▶ [Problem requirements]
From the first line of the listing below, retype each line up to and including the one with "2.94 <b>Hi</b> 2.94"; pictures stay out.

• • • •

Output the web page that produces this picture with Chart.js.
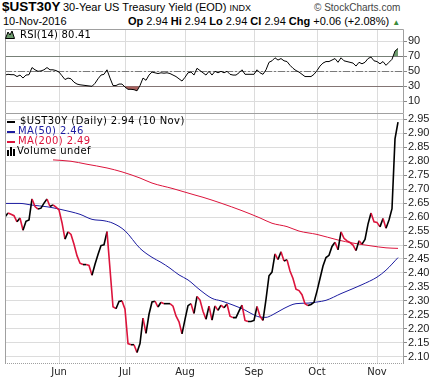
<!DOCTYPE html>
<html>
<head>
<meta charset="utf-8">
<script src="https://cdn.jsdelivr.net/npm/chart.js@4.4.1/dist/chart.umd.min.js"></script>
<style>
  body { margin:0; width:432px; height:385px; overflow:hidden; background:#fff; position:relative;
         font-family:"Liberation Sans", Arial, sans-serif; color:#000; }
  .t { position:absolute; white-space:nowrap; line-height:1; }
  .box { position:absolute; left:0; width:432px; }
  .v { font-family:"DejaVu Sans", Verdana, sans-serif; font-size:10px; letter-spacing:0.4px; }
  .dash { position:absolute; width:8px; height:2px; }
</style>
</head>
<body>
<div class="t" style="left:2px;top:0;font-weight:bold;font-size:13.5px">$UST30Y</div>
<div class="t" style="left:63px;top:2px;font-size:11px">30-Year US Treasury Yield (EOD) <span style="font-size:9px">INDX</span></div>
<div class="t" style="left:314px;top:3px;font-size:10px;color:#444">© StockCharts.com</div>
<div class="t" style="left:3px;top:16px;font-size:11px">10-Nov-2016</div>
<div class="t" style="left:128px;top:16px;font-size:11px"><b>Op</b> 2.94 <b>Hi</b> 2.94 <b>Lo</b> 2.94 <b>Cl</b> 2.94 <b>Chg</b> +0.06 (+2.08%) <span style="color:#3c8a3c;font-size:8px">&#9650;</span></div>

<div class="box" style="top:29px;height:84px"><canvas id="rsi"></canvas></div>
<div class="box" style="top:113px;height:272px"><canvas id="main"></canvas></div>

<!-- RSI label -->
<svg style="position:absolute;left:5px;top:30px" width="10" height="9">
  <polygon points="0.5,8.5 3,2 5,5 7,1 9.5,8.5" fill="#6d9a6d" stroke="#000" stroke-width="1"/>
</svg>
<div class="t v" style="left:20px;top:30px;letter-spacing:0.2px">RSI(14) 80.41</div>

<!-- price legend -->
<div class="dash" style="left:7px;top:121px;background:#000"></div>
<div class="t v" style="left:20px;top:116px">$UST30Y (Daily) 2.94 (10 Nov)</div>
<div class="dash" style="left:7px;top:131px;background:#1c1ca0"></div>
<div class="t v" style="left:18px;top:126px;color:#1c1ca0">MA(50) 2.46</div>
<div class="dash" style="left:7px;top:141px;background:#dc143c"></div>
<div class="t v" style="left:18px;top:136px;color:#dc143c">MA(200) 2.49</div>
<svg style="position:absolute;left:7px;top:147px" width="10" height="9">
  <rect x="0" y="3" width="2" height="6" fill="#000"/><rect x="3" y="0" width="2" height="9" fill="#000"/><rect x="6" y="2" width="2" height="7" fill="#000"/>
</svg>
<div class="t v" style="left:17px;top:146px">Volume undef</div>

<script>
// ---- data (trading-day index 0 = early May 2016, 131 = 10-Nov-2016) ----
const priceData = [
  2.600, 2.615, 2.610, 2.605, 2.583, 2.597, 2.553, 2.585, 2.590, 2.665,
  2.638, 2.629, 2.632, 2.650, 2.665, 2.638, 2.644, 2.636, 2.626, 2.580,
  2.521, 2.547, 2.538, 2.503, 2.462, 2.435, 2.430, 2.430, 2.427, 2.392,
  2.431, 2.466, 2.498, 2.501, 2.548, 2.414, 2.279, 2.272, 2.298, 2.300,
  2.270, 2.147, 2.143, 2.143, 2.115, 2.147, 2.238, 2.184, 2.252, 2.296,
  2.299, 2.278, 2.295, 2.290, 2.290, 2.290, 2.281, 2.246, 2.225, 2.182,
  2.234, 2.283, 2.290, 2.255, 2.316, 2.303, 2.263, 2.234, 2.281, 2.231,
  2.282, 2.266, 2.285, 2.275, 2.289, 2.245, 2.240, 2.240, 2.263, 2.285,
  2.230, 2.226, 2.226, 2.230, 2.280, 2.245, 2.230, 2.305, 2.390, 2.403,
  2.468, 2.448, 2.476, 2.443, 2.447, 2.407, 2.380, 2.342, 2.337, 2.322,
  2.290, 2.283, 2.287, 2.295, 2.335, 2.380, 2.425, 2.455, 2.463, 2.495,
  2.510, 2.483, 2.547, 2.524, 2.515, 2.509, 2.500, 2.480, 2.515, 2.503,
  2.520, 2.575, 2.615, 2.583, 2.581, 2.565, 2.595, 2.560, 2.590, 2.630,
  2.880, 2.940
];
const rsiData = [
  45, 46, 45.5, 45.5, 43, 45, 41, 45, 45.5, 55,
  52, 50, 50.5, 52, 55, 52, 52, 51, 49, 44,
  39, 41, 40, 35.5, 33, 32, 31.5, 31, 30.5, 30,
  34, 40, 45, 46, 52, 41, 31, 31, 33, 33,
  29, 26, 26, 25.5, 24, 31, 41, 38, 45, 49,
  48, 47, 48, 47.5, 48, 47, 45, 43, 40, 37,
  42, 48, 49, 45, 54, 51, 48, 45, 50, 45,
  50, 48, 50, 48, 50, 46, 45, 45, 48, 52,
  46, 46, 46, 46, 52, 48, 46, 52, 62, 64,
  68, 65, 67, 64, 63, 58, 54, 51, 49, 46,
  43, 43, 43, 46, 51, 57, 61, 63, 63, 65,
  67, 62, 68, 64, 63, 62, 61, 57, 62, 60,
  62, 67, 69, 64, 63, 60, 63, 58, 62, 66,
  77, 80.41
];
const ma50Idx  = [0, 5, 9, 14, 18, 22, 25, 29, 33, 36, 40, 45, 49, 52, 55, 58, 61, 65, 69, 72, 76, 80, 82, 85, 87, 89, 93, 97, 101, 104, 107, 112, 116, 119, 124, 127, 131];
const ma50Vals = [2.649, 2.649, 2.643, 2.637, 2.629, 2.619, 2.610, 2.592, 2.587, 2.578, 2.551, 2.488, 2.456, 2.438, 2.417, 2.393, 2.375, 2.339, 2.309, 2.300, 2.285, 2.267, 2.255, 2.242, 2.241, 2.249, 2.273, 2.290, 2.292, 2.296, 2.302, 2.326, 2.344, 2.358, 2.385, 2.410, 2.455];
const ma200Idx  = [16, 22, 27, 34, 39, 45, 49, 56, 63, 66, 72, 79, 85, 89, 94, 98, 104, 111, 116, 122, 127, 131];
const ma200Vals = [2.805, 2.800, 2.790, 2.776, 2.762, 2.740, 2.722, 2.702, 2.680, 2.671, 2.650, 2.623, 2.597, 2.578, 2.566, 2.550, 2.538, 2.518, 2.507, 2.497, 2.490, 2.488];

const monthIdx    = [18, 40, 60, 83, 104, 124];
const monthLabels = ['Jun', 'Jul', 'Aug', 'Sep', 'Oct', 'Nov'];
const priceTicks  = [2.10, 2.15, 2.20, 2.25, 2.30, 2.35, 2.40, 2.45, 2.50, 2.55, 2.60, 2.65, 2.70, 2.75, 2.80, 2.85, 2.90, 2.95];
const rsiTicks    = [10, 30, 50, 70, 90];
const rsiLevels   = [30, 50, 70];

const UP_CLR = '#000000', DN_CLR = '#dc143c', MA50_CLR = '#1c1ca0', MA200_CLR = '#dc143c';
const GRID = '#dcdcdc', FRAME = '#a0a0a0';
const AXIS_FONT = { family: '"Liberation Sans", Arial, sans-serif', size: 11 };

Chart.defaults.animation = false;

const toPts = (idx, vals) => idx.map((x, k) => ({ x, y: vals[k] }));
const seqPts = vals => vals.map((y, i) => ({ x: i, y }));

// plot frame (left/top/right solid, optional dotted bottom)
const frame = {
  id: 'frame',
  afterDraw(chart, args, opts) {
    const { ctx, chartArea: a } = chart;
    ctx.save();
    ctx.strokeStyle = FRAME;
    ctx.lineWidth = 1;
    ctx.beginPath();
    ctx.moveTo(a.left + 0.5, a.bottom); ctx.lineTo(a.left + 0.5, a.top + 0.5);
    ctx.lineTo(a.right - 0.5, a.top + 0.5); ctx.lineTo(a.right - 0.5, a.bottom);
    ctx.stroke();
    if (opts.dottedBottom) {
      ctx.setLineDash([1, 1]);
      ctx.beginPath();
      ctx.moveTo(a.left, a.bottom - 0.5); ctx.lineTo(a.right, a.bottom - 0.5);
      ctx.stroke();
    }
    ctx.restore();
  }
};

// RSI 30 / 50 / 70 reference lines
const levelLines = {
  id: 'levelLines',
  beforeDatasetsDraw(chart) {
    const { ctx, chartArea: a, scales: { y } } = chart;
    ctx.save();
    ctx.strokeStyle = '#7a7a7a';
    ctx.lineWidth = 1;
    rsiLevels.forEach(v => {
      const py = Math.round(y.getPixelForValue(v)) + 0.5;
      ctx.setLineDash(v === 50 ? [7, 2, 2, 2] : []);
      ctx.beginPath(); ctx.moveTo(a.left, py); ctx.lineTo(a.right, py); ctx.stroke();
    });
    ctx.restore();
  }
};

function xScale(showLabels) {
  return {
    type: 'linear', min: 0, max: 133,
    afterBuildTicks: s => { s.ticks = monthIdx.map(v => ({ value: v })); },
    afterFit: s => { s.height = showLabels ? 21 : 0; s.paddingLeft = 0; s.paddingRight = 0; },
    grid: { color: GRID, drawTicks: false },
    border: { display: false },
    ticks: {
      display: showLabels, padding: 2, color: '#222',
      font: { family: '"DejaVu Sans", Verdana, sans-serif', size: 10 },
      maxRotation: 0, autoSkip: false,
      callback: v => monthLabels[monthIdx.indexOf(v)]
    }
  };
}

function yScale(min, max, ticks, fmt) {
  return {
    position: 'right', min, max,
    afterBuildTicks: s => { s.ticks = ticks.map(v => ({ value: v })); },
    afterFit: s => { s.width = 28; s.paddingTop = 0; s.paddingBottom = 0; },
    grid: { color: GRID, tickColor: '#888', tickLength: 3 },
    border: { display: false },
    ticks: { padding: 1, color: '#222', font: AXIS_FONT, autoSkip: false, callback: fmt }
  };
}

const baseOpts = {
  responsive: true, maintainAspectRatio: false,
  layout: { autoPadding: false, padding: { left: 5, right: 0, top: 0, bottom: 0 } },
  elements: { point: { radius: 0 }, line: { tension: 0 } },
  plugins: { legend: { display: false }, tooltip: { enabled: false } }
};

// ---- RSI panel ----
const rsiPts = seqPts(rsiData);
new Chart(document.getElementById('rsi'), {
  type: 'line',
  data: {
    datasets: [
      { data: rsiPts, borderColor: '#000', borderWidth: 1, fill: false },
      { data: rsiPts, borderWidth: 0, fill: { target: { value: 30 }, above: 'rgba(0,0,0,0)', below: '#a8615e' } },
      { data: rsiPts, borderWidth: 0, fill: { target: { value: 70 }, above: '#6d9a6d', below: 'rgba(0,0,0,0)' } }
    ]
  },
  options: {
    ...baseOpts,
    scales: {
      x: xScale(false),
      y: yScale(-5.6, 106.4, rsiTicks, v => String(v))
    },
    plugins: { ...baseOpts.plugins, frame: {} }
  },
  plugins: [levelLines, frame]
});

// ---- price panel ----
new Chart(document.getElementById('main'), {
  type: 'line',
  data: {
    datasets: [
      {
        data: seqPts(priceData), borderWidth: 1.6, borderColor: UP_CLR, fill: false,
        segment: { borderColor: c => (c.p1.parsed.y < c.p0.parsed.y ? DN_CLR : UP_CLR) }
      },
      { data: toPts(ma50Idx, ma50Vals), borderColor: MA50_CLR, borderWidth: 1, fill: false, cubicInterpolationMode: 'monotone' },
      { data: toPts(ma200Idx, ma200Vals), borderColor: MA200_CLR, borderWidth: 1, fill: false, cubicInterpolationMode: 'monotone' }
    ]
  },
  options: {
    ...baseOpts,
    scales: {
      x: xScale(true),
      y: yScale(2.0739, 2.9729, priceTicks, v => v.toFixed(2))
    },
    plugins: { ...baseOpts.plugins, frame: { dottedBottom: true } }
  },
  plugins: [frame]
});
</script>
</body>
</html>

• • • •

▶ [The response]
Output the web page that produces this picture with Chart.js.
<!DOCTYPE html>
<html>
<head>
<meta charset="utf-8">
<script src="https://cdn.jsdelivr.net/npm/chart.js@4.4.1/dist/chart.umd.min.js"></script>
<style>
  body { margin:0; width:432px; height:385px; overflow:hidden; background:#fff; position:relative;
         font-family:"Liberation Sans", Arial, sans-serif; color:#000; }
  .t { position:absolute; white-space:nowrap; line-height:1; }
  .box { position:absolute; left:0; width:432px; }
  .v { font-family:"DejaVu Sans", Verdana, sans-serif; font-size:10px; letter-spacing:0.4px; }
  .dash { position:absolute; width:8px; height:2px; }
</style>
</head>
<body>
<div class="t" style="left:2px;top:0;font-weight:bold;font-size:13.5px">$UST30Y</div>
<div class="t" style="left:63px;top:2px;font-size:11px">30-Year US Treasury Yield (EOD) <span style="font-size:9px">INDX</span></div>
<div class="t" style="left:314px;top:3px;font-size:10px;color:#444">© StockCharts.com</div>
<div class="t" style="left:3px;top:16px;font-size:11px">10-Nov-2016</div>
<div class="t" style="left:128px;top:16px;font-size:11px"><b>Op</b> 2.94 <b>Hi</b> 2.94 <b>Lo</b> 2.94 <b>Cl</b> 2.94 <b>Chg</b> +0.06 (+2.08%) <span style="color:#3c8a3c;font-size:8px">&#9650;</span></div>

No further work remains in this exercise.